Si segnala anche la partecipazione dell’artista alla 59 edizione della Biennale di Venezia, Il latte dei sogni (a cura di Cecilia Alemani, dal prossimo 23 aprile), proprio con la sua Storia del monumento (1968), nella “capsula” Corpo Orbita che in parte si ispira esplicitamente alla Materializzazione del linguaggio, curata da Bentivoglio stessa nel ‘78 per la Biennale.
ln autunno, dal 13 ottobre, verrà dedicata all’artista una importante rassegna antologica alla Galleria Nazionale d’Arte Moderna di Roma, curata da Nicoletta Boschiero, responsabile della Casa d’arte Depero di Rovereto; un contatto che sarebbe stato molto gradito a Mirella Bentivoglio per la fondamentale paternità dell’avanguardia futurista nei confronti dei movimenti logoiconici della seconda metà del novecento.
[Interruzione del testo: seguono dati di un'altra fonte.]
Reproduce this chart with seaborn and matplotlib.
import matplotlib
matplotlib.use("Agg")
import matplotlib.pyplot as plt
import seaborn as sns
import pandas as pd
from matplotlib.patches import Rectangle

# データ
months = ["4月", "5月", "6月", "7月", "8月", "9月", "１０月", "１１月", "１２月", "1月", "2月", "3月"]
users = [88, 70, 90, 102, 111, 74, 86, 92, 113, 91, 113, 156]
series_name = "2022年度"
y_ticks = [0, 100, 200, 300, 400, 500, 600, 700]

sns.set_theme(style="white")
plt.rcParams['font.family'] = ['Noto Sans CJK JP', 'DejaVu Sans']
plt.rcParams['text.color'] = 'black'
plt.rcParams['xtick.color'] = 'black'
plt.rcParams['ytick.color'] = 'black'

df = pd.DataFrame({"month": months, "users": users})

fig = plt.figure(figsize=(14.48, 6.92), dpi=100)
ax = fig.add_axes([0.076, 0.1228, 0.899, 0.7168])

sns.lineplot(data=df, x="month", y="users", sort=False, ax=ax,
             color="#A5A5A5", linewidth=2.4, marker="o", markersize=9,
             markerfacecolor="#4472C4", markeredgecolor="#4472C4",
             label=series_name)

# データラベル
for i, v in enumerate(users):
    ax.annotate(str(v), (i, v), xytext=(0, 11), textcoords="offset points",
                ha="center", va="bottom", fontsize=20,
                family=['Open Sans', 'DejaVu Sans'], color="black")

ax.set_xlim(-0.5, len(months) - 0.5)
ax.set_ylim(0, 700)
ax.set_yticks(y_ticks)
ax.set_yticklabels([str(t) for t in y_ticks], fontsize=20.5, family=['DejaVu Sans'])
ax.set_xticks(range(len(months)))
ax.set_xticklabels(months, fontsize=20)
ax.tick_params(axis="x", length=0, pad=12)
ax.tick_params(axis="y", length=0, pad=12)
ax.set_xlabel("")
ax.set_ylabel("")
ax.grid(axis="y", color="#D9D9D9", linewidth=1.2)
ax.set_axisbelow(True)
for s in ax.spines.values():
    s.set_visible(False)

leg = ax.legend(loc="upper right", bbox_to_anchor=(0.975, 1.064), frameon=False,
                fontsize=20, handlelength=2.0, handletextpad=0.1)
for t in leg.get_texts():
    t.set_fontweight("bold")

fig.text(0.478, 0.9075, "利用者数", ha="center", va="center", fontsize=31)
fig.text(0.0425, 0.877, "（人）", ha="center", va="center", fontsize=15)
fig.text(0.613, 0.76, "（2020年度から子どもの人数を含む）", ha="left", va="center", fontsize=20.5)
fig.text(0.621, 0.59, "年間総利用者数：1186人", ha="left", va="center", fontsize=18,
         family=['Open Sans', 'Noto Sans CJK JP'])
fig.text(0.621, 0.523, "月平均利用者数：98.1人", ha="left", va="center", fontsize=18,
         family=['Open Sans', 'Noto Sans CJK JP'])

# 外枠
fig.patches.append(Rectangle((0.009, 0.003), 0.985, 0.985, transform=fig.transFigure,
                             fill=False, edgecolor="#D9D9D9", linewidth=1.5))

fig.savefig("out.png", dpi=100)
Si tratta della prima grande mostra istituzionale dopo la morte dell’artista, un vero ritratto, ricco di sfaccettature, nel quale sarà dato risalto anche alla sua attività critica e al suo personaggio. Cento opere per rappresentare la ricorrenza dei cento anni dalla nascita.
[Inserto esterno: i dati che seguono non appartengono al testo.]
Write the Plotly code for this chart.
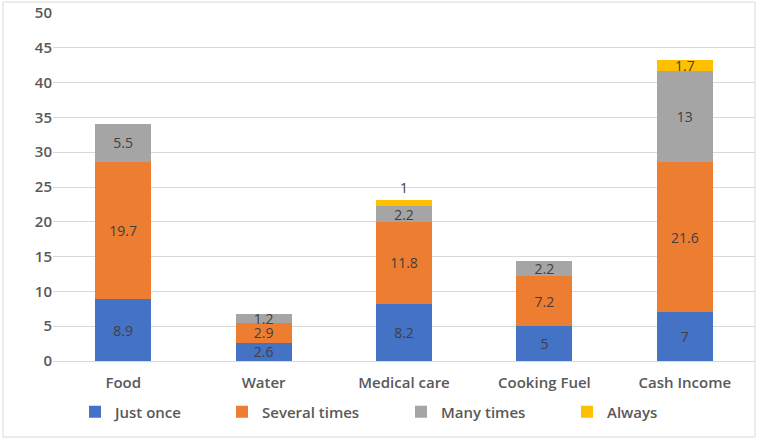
import plotly.graph_objects as go

categories = ["Food", "Water", "Medical care", "Cooking Fuel", "Cash Income"]
just_once = [8.9, 2.6, 8.2, 5, 7]
several_times = [19.7, 2.9, 11.8, 7.2, 21.6]
many_times = [5.5, 1.2, 2.2, 2.2, 13]
always = [None, None, 1, None, 1.7]
always_pos = ["inside", "inside", "outside", "inside", "inside"]

series_names = ["Just once", "Several times", "Many times", "Always"]
series_values = [just_once, several_times, many_times, always]
series_colors = ["#4472C4", "#ED7D31", "#A5A5A5", "#FFC000"]
series_pos = ["inside", "inside", "inside", always_pos]

W, H = 758, 440
ml, mr, mt, mb = 53, 3, 13, 79
pw, ph = W - ml - mr, H - mt - mb

FONT = "Open Sans"
legend_names = ["legend", "legend2", "legend3", "legend4"]
legend_text_x = [115, 262, 441, 607]

fig = go.Figure()
for i, (name, vals, color, pos) in enumerate(zip(series_names, series_values, series_colors, series_pos)):
    fig.add_trace(go.Bar(
        name=name, x=categories, y=vals, marker=dict(color=color, line=dict(width=0)),
        text=[("" if v is None else f"{v:g}") for v in vals],
        textposition=pos, insidetextanchor="middle", constraintext="none",
        textfont=dict(family=FONT, size=14, color="#404040"),
        outsidetextfont=dict(family=FONT, size=14, color="#404040"),
        cliponaxis=False, legend=legend_names[i], showlegend=True,
    ))

legend_common = dict(orientation="h", yanchor="middle", y=-(412 - (H - mb)) / ph,
                     xanchor="left", bgcolor="rgba(0,0,0,0)",
                     font=dict(family=FONT, size=15, color="#595959", weight=600),
                     itemwidth=30, visible=True)
legends = {}
for ln, tx in zip(legend_names, legend_text_x):
    legends[ln] = dict(legend_common, x=(tx - 40 - ml) / pw)

fig.update_layout(
    width=W, height=H, barmode="stack", bargap=0.6, showlegend=True,
    margin=dict(l=ml, r=mr, t=mt, b=mb, autoexpand=False),
    plot_bgcolor="white", paper_bgcolor="white",
    font=dict(family=FONT, color="#595959"),
    yaxis=dict(range=[0, 50], dtick=5, showgrid=True, gridcolor="#D9D9D9", gridwidth=1,
               zeroline=True, zerolinecolor="#D9D9D9", zerolinewidth=1,
               tickfont=dict(family=FONT, size=15, color="#595959", weight=600),
               ticks="", ticklen=0, automargin=False, fixedrange=True),
    xaxis=dict(tickfont=dict(family=FONT, size=15, color="#595959", weight=600),
               showline=False, ticks="", automargin=False, ticklabelstandoff=11),
    shapes=[dict(type="rect", xref="paper", yref="paper",
                 x0=(3 - ml) / pw, x1=(755 - ml) / pw,
                 y0=-(437 - (H - mb)) / ph, y1=1 + (mt - 2) / ph,
                 line=dict(color="#D9D9D9", width=1), layer="below")],
    **legends,
)
fig.write_html("out.html", config={"displayModeBar": False},
               post_script="document.body.style.margin='0';document.body.style.overflow='hidden';")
E ancora, l’8 marzo si inaugurerà l’Altra faccia della luna, a cura di Paolo Cortese e Davide Mariani, presso la Galleria Gramma Epsilon di Atene e l’Istituto Italiano di Cultura, grazie al lavoro dell’ambasciatrice Patrizia Falcinelli. Si tratta della seconda tappa di una mostra personale tenuta alla Stazione dell’Arte di Ulassai, il museo dedicato a Maria Lai, che costituisce la prima retrospettiva di Mirella Bentivoglio in Grecia, in una doppia esposizione.
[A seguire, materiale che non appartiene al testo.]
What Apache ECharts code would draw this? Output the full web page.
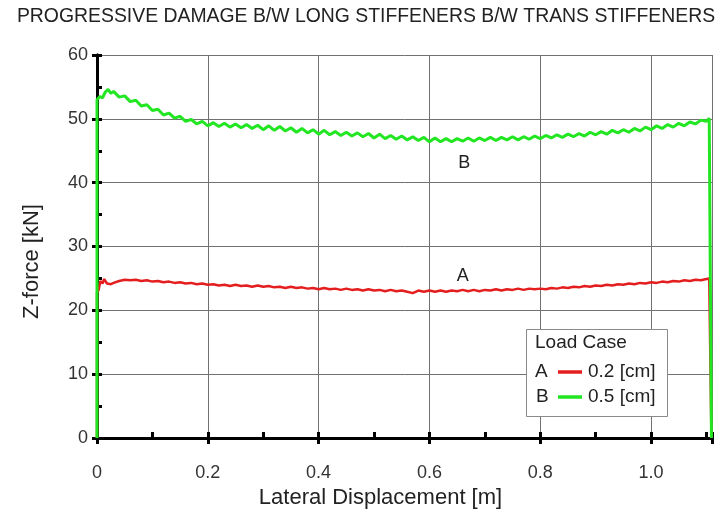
<!DOCTYPE html>
<html>
<head>
<meta charset="utf-8">
<style>html,body{margin:0;padding:0;background:#fff}#c{width:716px;height:515px}</style>
<script src="https://cdn.jsdelivr.net/npm/echarts@6/dist/echarts.min.js"></script>
</head>
<body>
<div id="c"></div>
<script>
const titleText = 'PROGRESSIVE DAMAGE B/W LONG STIFFENERS B/W TRANS STIFFENERS';
const xName = 'Lateral Displacement [m]';
const yName = 'Z-force [kN]';
const legendTitle = 'Load Case';
const seriesKeys = ['A', 'B'];
const seriesLabels = ['0.2 [cm]', '0.5 [cm]'];
const xMax = 1.11;
const yMax = 60;

// Load case A (0.2 cm): [lateral displacement m, z-force kN]
const caseA = [
  [0,0],[0,22.8],[0.003,23.2],[0.006,24.6],[0.01,24.2],[0.013,24.9],[0.018,24.2],[0.025,24.1],[0.03,24.3],
  [0.04,24.6],[0.05,24.8],[0.06,24.7],[0.07,24.8],[0.08,24.6],[0.09,24.7],[0.10,24.5],[0.11,24.6],[0.12,24.4],
  [0.13,24.5],[0.14,24.3],[0.15,24.4],[0.16,24.2],[0.17,24.3],[0.18,24.1],[0.19,24.2],[0.20,24.0],[0.21,24.1],
  [0.22,23.9],[0.23,24.0],[0.24,23.8],[0.25,24.0],[0.26,23.8],[0.27,23.9],[0.28,23.7],[0.29,23.9],[0.30,23.7],
  [0.31,23.8],[0.32,23.6],[0.33,23.7],[0.34,23.5],[0.35,23.7],[0.36,23.5],[0.37,23.6],[0.38,23.4],[0.39,23.5],
  [0.40,23.3],[0.41,23.5],[0.42,23.3],[0.43,23.4],[0.44,23.2],[0.45,23.4],[0.46,23.2],[0.47,23.3],[0.48,23.1],
  [0.49,23.3],[0.50,23.1],[0.51,23.2],[0.52,23.0],[0.53,23.2],[0.54,23.0],[0.55,23.1],[0.56,22.9],[0.57,22.7],
  [0.58,23.1],[0.59,22.9],[0.60,23.1],[0.61,22.9],[0.62,23.1],[0.63,22.9],[0.64,23.1],[0.65,23.0],[0.66,23.2],
  [0.67,23.0],[0.68,23.2],[0.69,23.0],[0.70,23.2],[0.71,23.1],[0.72,23.3],[0.73,23.1],[0.74,23.3],[0.75,23.2],
  [0.76,23.4],[0.77,23.2],[0.78,23.4],[0.79,23.3],[0.80,23.4],[0.81,23.3],[0.82,23.5],[0.83,23.4],[0.84,23.6],
  [0.85,23.5],[0.86,23.7],[0.87,23.6],[0.88,23.8],[0.89,23.7],[0.90,23.9],[0.91,23.8],[0.92,24.0],[0.93,23.9],
  [0.94,24.1],[0.95,24.0],[0.96,24.2],[0.97,24.1],[0.98,24.3],[0.99,24.2],[1.00,24.4],[1.01,24.3],[1.02,24.5],
  [1.03,24.4],[1.04,24.6],[1.05,24.5],[1.06,24.7],[1.07,24.6],[1.08,24.8],[1.09,24.7],[1.10,24.9],[1.105,25.0],
  [1.109,0]
];

// Load case B (0.5 cm)
const caseB = [
  [0,0],[0,53.0],[0.005,53.5],[0.01,53.3],[0.015,54.2],[0.02,54.6],[0.025,54.0],[0.03,54.3],[0.04,53.4],
  [0.05,53.6],[0.06,52.7],[0.07,52.9],[0.08,52.0],[0.09,52.2],[0.10,51.3],[0.11,51.5],[0.12,50.6],[0.13,50.9],
  [0.14,50.1],[0.15,50.4],[0.16,49.6],[0.17,49.9],[0.18,49.2],[0.19,49.6],[0.20,48.9],[0.21,49.4],[0.22,48.8],
  [0.23,49.3],[0.24,48.7],[0.25,49.2],[0.26,48.6],[0.27,49.1],[0.28,48.5],[0.29,49.0],[0.30,48.3],[0.31,48.9],
  [0.32,48.2],[0.33,48.8],[0.34,48.1],[0.35,48.6],[0.36,47.9],[0.37,48.5],[0.38,47.8],[0.39,48.3],[0.40,47.6],
  [0.41,48.2],[0.42,47.5],[0.43,48.0],[0.44,47.4],[0.45,47.9],[0.46,47.3],[0.47,47.8],[0.48,47.2],[0.49,47.7],
  [0.50,47.0],[0.51,47.6],[0.52,46.9],[0.53,47.4],[0.54,46.8],[0.55,47.3],[0.56,46.7],[0.57,47.2],[0.58,46.6],
  [0.59,47.1],[0.60,46.4],[0.61,47.0],[0.62,46.4],[0.63,46.9],[0.64,46.4],[0.65,46.9],[0.66,46.5],[0.67,47.0],
  [0.68,46.5],[0.69,47.0],[0.70,46.6],[0.71,47.1],[0.72,46.6],[0.73,47.1],[0.74,46.7],[0.75,47.2],[0.76,46.7],
  [0.77,47.2],[0.78,46.8],[0.79,47.3],[0.80,46.9],[0.81,47.4],[0.82,47.0],[0.83,47.5],[0.84,47.1],[0.85,47.6],
  [0.86,47.2],[0.87,47.7],[0.88,47.3],[0.89,47.9],[0.90,47.5],[0.91,48.0],[0.92,47.6],[0.93,48.2],[0.94,47.8],
  [0.95,48.3],[0.96,47.9],[0.97,48.5],[0.98,48.1],[0.99,48.7],[1.00,48.3],[1.01,48.9],[1.02,48.5],[1.03,49.1],
  [1.04,48.7],[1.05,49.3],[1.06,48.9],[1.07,49.5],[1.08,49.2],[1.09,49.8],[1.10,49.6],[1.105,50.1],[1.109,0]
];

// Annotation anchors (data coordinates)
const labelAnchorA = [0.66, 25.4];
const labelAnchorB = [0.663, 43.1];

const RED = '#e41e1e';
const GREEN = '#22e622';
const FONT = 'Liberation Sans, Arial, sans-serif';

const chart = echarts.init(document.getElementById('c'), null, {renderer: 'canvas'});

function markLabel(key, coord) {
  return {
    symbol: 'rect', symbolSize: 1, silent: true,
    itemStyle: {color: 'rgba(0,0,0,0)'},
    label: {show: true, position: 'inside', formatter: key, color: '#222', fontSize: 18, fontFamily: FONT},
    data: [{coord: coord, value: key}]
  };
}

const option = {
  animation: false,
  backgroundColor: '#fff',
  grid: {left: 97, right: 4, top: 55, bottom: 77, containLabel: false},
  xAxis: [
    {
      type: 'value', position: 'bottom', min: 0, max: xMax, interval: 0.2,
      name: xName, nameLocation: 'middle', nameGap: 46,
      nameTextStyle: {fontSize: 22, color: '#222', fontFamily: FONT, padding: [0, 48, 0, 0]},
      axisLine: {show: true, lineStyle: {color: '#000', width: 3}},
      axisTick: {show: true, inside: false, length: 6, lineStyle: {color: '#000', width: 3}},
      axisLabel: {margin: 26, fontSize: 18, color: '#333', fontFamily: FONT, showMaxLabel: false,
        formatter: v => v === 0 ? '0' : v.toFixed(1)},
      splitLine: {show: true, lineStyle: {color: '#707070', width: 1}}
    },
    {
      type: 'value', position: 'bottom', min: 0, max: xMax, interval: 0.1,
      axisLine: {show: false}, axisLabel: {show: false}, splitLine: {show: false},
      axisTick: {show: true, inside: true, length: 6, lineStyle: {color: '#000', width: 3}}
    },
    {
      type: 'value', position: 'top', min: 0, max: xMax, interval: 0.2,
      axisLine: {show: true, lineStyle: {color: '#000', width: 3}},
      axisLabel: {show: false}, splitLine: {show: false},
      axisTick: {show: true, inside: true, length: 6, lineStyle: {color: '#000', width: 3}}
    }
  ],
  yAxis: [
    {
      type: 'value', position: 'left', min: 0, max: yMax, interval: 10,
      name: yName, nameLocation: 'middle', nameGap: 54,
      nameTextStyle: {fontSize: 22, color: '#222', fontFamily: FONT, padding: [0, 30, 0, 0]},
      axisLine: {show: true, lineStyle: {color: '#000', width: 3}},
      axisTick: {show: true, inside: false, length: 5, lineStyle: {color: '#000', width: 3}},
      axisLabel: {margin: 9, fontSize: 18, color: '#333', fontFamily: FONT},
      splitLine: {show: true, lineStyle: {color: '#707070', width: 1}}
    },
    {
      type: 'value', position: 'left', min: 0, max: yMax, interval: 5,
      axisLine: {show: false}, axisLabel: {show: false}, splitLine: {show: false},
      axisTick: {show: true, inside: true, length: 5, lineStyle: {color: '#000', width: 3}}
    },
    {
      type: 'value', position: 'right', min: 0, max: yMax, interval: 10,
      axisLine: {show: true, lineStyle: {color: '#000', width: 3}},
      axisLabel: {show: false}, splitLine: {show: false},
      axisTick: {show: true, inside: true, length: 5, lineStyle: {color: '#000', width: 3}}
    }
  ],
  series: [
    {
      name: seriesKeys[0], type: 'line', data: caseA, xAxisIndex: 0, yAxisIndex: 0,
      showSymbol: false, symbol: 'none', clip: false, z: 3,
      lineStyle: {color: RED, width: 2.5},
      markPoint: markLabel(seriesKeys[0], labelAnchorA)
    },
    {
      name: seriesKeys[1], type: 'line', data: caseB, xAxisIndex: 0, yAxisIndex: 0,
      showSymbol: false, symbol: 'none', clip: false, z: 4,
      lineStyle: {color: GREEN, width: 3},
      markPoint: markLabel(seriesKeys[1], labelAnchorB)
    }
  ],
  graphic: [
    {type: 'text', x: 366, y: 17, z: 100,
      style: {text: titleText, fill: '#222', font: '19.4px ' + FONT, textAlign: 'center', textVerticalAlign: 'middle'}},
    {type: 'rect', z: 100, shape: {x: 526.5, y: 329.5, width: 141, height: 87},
      style: {fill: '#fff', stroke: '#8a8a8a', lineWidth: 1}},
    {type: 'text', x: 535, y: 343, z: 101,
      style: {text: legendTitle, fill: '#222', font: '19px ' + FONT, textVerticalAlign: 'middle'}},
    {type: 'text', x: 535, y: 372, z: 101,
      style: {text: seriesKeys[0], fill: '#222', font: '19px ' + FONT, textVerticalAlign: 'middle'}},
    {type: 'line', z: 101, shape: {x1: 558, y1: 372, x2: 582, y2: 372}, style: {stroke: RED, lineWidth: 3.5}},
    {type: 'text', x: 588, y: 372, z: 101,
      style: {text: seriesLabels[0], fill: '#222', font: '19px ' + FONT, textVerticalAlign: 'middle'}},
    {type: 'text', x: 536, y: 397, z: 101,
      style: {text: seriesKeys[1], fill: '#222', font: '19px ' + FONT, textVerticalAlign: 'middle'}},
    {type: 'line', z: 101, shape: {x1: 558, y1: 397, x2: 582, y2: 397}, style: {stroke: GREEN, lineWidth: 3.5}},
    {type: 'text', x: 588, y: 397, z: 101,
      style: {text: seriesLabels[1], fill: '#222', font: '19px ' + FONT, textVerticalAlign: 'middle'}}
  ]
};
chart.setOption(option);
</script>
</body>
</html>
Il titolo della mostra rimanda a una collettiva cui l’artista aveva partecipato nel 1978, curata a Roma da Giorgio Di Genova; e a sua volta è il titolo di un libro d’artista cartaceo, per le edizioni Eos di Piero Varroni (2013), esposto all’Istituto Italiano di Cultura di Atene. Corredano il progetto espositivo una sezione dedicata alle artiste di cui Mirella Bentivoglio si è occupata, nella Sala Callas dell’Istituto, con la presenza di un video, coordinato da Paolo Cortese, per la regia di Carlo Canè e Andrea Bevilacqua (con interviste a Francesca Cataldi, Anna Esposito, Renata Prunas, Gisella Meo, Franca Sonnino e Franca Zoccoli); e un catalogo bilingue con testi del curatore Davide Mariani, di Rosanna Ruscio, e una sintesi biografica della sottoscritta (edizioni Postmedia books).